The vast number of flavors in this particular concoction are admittedly gratifying. It includes country tracks like “West Virginia Mine,” rockers like “Down By The Riverside,” quaint folk songs like “Salinas,” and soulful burners like “Live Till You Die.” The best offering however is probably the song “Now That The Desert Is Blooming,” a tender acoustic ballad bookended by a melancholy whistle intro and outro, and a superb, smokey vocal take. “It’s a small photograph or picture of America in that time,” she says of the album’s many different sonic textures.


Eventually, a chance meeting with Atlantic Records mega-producer Jerry Wexler, the man who helped shepherd the careers of Aretha Franklin and Dusty Springfield, enticed her away from Capitol and together with another legendary board-operator Tom Down released two albums Jackie in 1972, and Your Baby Is A Lady two years later, before moving on to Columbia Records. In subsequent years she put out a bevy of new albums, the most recent being 2011’s When You Walk In The Room.

While she still continues to write songs, including a recent offering titled “For Africa, In Africa,” DeShannon says that the effort it takes to break through in the present moment is difficult to overcome. “One needs, today, a machine,” she says. “There’s so much of everything and people have access to so much information. Since I don’t have that and I’m not going on the road, it’s hard to get that exposure.”
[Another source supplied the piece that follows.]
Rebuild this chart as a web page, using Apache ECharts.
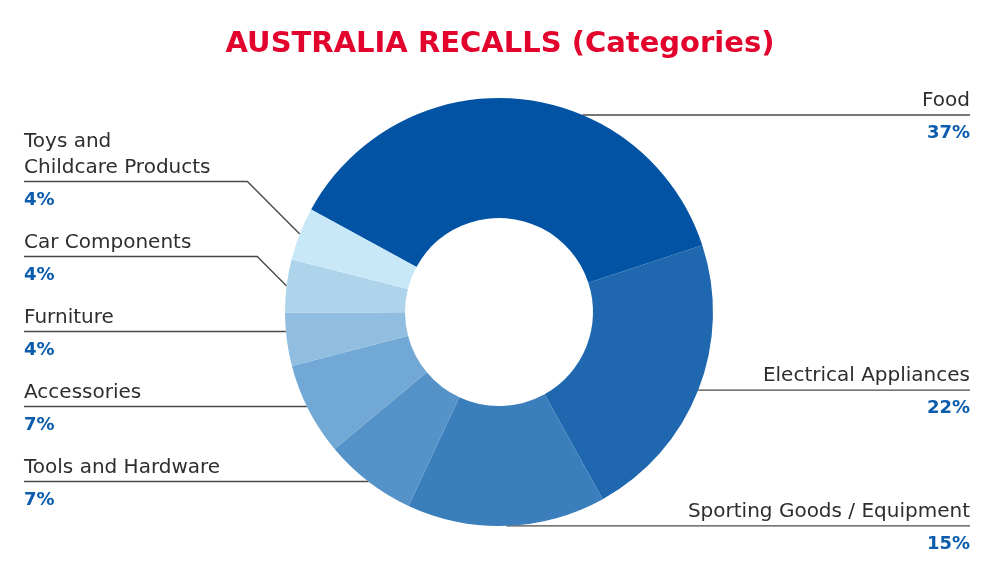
<!DOCTYPE html>
<html>
<head>
<meta charset="utf-8">
<script src="https://cdn.jsdelivr.net/npm/echarts@6/dist/echarts.min.js"></script>
<style>
    html, body { margin: 0; padding: 0; background: #fff; }
    #recalls { width: 1000px; height: 567px; }
</style>
</head>
<body>
<div id="recalls"></div>
<script>
    // recall categories, clockwise from the top
    const categories = ['Food', 'Electrical Appliances', 'Sporting Goods / Equipment', 'Tools and Hardware',
        'Accessories', 'Furniture', 'Car Components', 'Toys and\nChildcare Products'];
    const shares = [37, 22, 15, 7, 7, 4, 4, 4];
    const sliceColors = ['#0353a5', '#1f68b0', '#3a7ebb', '#5592c7', '#72a8d5', '#91bee0', '#aed4ec', '#c8e8f8'];

    // donut geometry
    const CX = 499, CY = 312, R_IN = 94, R_OUT = 214, START = 151.4;
    // label look
    const NAME_LH = 26, PCT_LH = 39, LABEL_STEP = 75, LINE_TOP = 115, LEFT_X = 24, RIGHT_X = 970;

    // work out where each label line sits: at the slice middle, kept below the title
    // and pushed apart so neighbouring labels keep LABEL_STEP between them
    const total = shares.reduce(function (a, b) { return a + b; }, 0);
    const lineInfo = [];
    (function () {
        let acc = 0, prevRight = -Infinity, prevLeft = Infinity;
        shares.forEach(function (v, i) {
            const a0 = START - acc / total * 360;
            const a1 = a0 - v / total * 360;
            acc += v;
            const mid = (a0 + a1) / 2 * Math.PI / 180;
            const mx = CX + R_OUT * Math.cos(mid);
            const my = Math.max(CY - R_OUT * Math.sin(mid), LINE_TOP);
            const isLeft = mx < CX;
            let y;
            if (isLeft) {
                y = Math.min(my, prevLeft - LABEL_STEP);
                prevLeft = y;
            } else {
                y = Math.max(my, prevRight + LABEL_STEP);
                prevRight = y;
            }
            // does a flat line at y meet this slice's outer edge?
            const up = CY - y;
            let start = null;
            if (Math.abs(up) <= R_OUT) {
                let ang = Math.asin(up / R_OUT) * 180 / Math.PI;
                if (isLeft) ang = 180 - ang;
                while (ang > a0) ang -= 360;
                while (ang < a1) ang += 360;
                if (ang <= a0 && ang >= a1) {
                    const dx = Math.sqrt(R_OUT * R_OUT - up * up);
                    start = [isLeft ? CX - dx : CX + dx, y];
                }
            }
            lineInfo.push({ isLeft: isLeft, y: y, start: start });
        });
    })();

    let myChart = echarts.init(document.getElementById('recalls'));

    let option = {
        title: {
            text: 'AUSTRALIA RECALLS (Categories)',
            left: 'center',
            top: 25,
            textStyle: {
                color: '#e2042c',
                fontFamily: 'DejaVu Sans',
                fontWeight: 'bold',
                fontSize: 29
            }
        },
        series: [
            {
                type: 'pie',
                center: [CX, CY],
                radius: [R_IN, R_OUT],
                startAngle: START,
                clockwise: true,
                avoidLabelOverlap: false,
                data: categories.map(function (name, i) {
                    return { name: name, value: shares[i], itemStyle: { color: sliceColors[i] } };
                }),
                label: {
                    show: true,
                    position: 'outside',
                    formatter: function (p) {
                        return '{n|' + p.name + '}\n{p|' + p.value + '%}';
                    },
                    rich: {
                        n: {
                            fontFamily: 'DejaVu Sans',
                            fontSize: 20,
                            color: '#2e2e2e',
                            lineHeight: NAME_LH
                        },
                        p: {
                            fontFamily: 'DejaVu Sans',
                            fontSize: 18,
                            fontWeight: 'bold',
                            color: '#0b5cad',
                            lineHeight: PCT_LH
                        }
                    }
                },
                labelLine: {
                    show: true,
                    length: 10,
                    length2: 10,
                    lineStyle: { color: '#4a4a4a', width: 1.4 }
                },
                labelLayout: function (params) {
                    const info = lineInfo[params.dataIndex];
                    const pts = params.labelLinePoints;
                    if (!pts || !info) return {};
                    const endX = info.isLeft ? LEFT_X : RIGHT_X;
                    let line;
                    if (info.start) {
                        line = [info.start, info.start, [endX, info.y]];
                    } else {
                        // from the middle of the slice, slanting to the label row
                        const p0 = pts[0];
                        const run = Math.abs(info.y - p0[1]);
                        const bend = [info.isLeft ? p0[0] - run : p0[0] + run, info.y];
                        line = [p0, bend, [endX, info.y]];
                    }
                    const nLines = categories[params.dataIndex].split('\n').length;
                    return {
                        x: endX,
                        y: info.y - 1 - nLines * NAME_LH,
                        align: info.isLeft ? 'left' : 'right',
                        verticalAlign: 'top',
                        labelLinePoints: line
                    };
                }
            }
        ]
    };

    myChart.setOption(option);
</script>
</body>
</html>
Through all the ups and downs, highs and lows, DeShannon remains extremely proud of the music she produced throughout her life, and is incredibly effusive about all the musicians that she collaborated with throughout her career. “It’s the honesty I appreciate,” she says. “Win, lose or draw, you have it. I think that’s what these songs, and these particular contributions from the musicians, there it is. It’s as honest as you can get. I hope you find some emotion in there that strikes a chord with you.”